SpatialTree: How Spatial Abilities Branch Out in MLLMs
Yuxi Xiao, Longfei Li, Shen Yan, Xinhang Liu, Sida Peng, Yunchao Wei, Xiaowei Zhou, Bingyi Kang
2025-12-24
Summary
This research investigates how well large multimodal models – those that can understand both images and text – perform on tasks requiring spatial reasoning, like understanding where things are in relation to each other. It proposes a way to categorize these spatial skills and then tests existing models to see how they stack up, ultimately trying to figure out how to make them better at these kinds of tasks.
What's the problem?
Current research on spatial reasoning in these models is pretty scattered. We don't have a good understanding of *how* spatial abilities develop in these AI systems, or how different spatial skills relate to each other. Most studies only look at a few specific tasks, making it hard to get a complete picture. Essentially, we need a way to systematically measure and improve spatial intelligence in AI.
What's the solution?
The researchers created something called 'SpatialTree,' which breaks down spatial reasoning into four levels, starting with basic visual perception and moving up to complex problem-solving and acting in a space. They then built a set of 27 tests based on this framework to evaluate how well current models perform at each level. They also experimented with 'fine-tuning' – essentially retraining the models – to see if they could improve performance, and found that improving basic perception skills didn't always help, but improving lower-level skills *did* boost higher-level abilities. Finally, they found that simply encouraging the AI to 'think' more didn't always work, and developed a method to help it focus its reasoning when needed.
Why it matters?
This work is important because it provides a structured way to understand and improve spatial reasoning in AI. As AI systems become more integrated into our world – think self-driving cars or robots – their ability to understand and interact with physical space becomes crucial. By identifying the different levels of spatial ability and how they relate, and by developing methods to improve them, this research helps pave the way for more capable and reliable AI systems.
Abstract
Cognitive science suggests that spatial ability develops progressively-from perception to reasoning and interaction. Yet in multimodal LLMs (MLLMs), this hierarchy remains poorly understood, as most studies focus on a narrow set of tasks. We introduce SpatialTree, a cognitive-science-inspired hierarchy that organizes spatial abilities into four levels: low-level perception (L1), mental mapping (L2), simulation (L3), and agentic competence (L4). Based on this taxonomy, we construct the first capability-centric hierarchical benchmark, thoroughly evaluating mainstream MLLMs across 27 sub-abilities. The evaluation results reveal a clear structure: L1 skills are largely orthogonal, whereas higher-level skills are strongly correlated, indicating increasing interdependency. Through targeted supervised fine-tuning, we uncover a surprising transfer dynamic-negative transfer within L1, but strong cross-level transfer from low- to high-level abilities with notable synergy. Finally, we explore how to improve the entire hierarchy.

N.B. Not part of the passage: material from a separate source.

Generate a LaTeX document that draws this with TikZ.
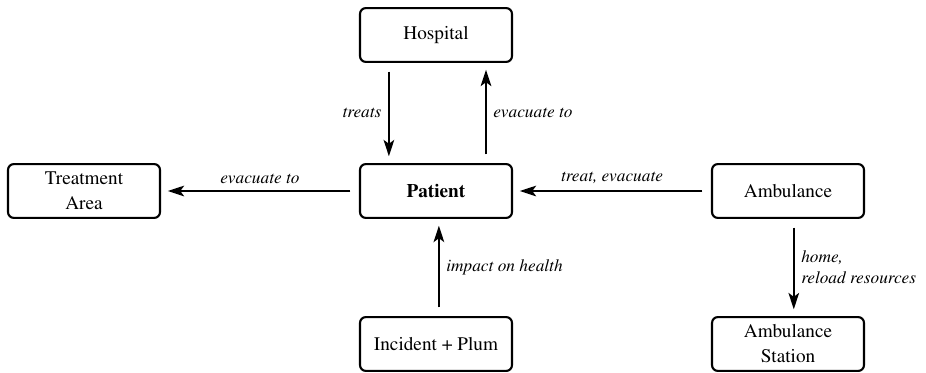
\documentclass[tikz,border=0pt]{standalone}
\usepackage[T1]{fontenc}
\usepackage{times}
\usetikzlibrary{arrows.meta}

\begin{document}
\begin{tikzpicture}[x=0.52pt, y=-0.52pt]
\useasboundingbox (0,0) rectangle (926,372);

\begin{scope}[every node/.style={rectangle,rounded corners=3pt,line width=1.1pt,draw,
        minimum width=79pt,minimum height=28pt,align=center,font=\fontsize{10}{13}\selectfont}]
    \node (hosp) at (436, 35) {Hospital};
    \node (pat) at (436, 191) {\textbf{Patient}};
    \node (treat) at (84, 191) {Treatment\\Area};
    \node (amb) at (788, 191) {Ambulance};
    \node (inc) at (436, 344) {Incident + Plum};
    \node (stat) at (788, 344) {Ambulance\\Station};
\end{scope}

\begin{scope}[>={Stealth[length=8.5pt,width=5.5pt,inset=2pt]},
              every node/.style={font=\small\itshape,align=left},
              every edge/.style={draw,line width=1.1pt,shorten <=4.5pt,shorten >=3.5pt}]

    \path [->] ([xshift=-24.5pt]hosp.south) edge node[left] {treats} ([xshift=-24.5pt]pat.north);
    \path [->] ([xshift=26pt]pat.north) edge node[right] {evacuate to} ([xshift=26pt]hosp.south);

    \path [->] (pat) edge node[above] {evacuate to} (treat);
    \path [->] (amb) edge node[above] {treat, evacuate} (pat);

    \path [->] ([xshift=1.5pt]inc.north) edge node[right] {impact on health} ([xshift=1.5pt]pat.south);
    \path [->] ([xshift=3pt]amb.south) edge node[right] {home,\\reload resources} ([xshift=3pt]stat.north);
\end{scope}
\end{tikzpicture}
\end{document}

We find that naive RL that encourages extensive "thinking" is unreliable: it helps complex reasoning but hurts intuitive perception. We propose a simple auto-think strategy that suppresses unnecessary deliberation, enabling RL to consistently improve performance across all levels. By building SpatialTree, we provide a proof-of-concept framework for understanding and systematically scaling spatial abilities in MLLMs.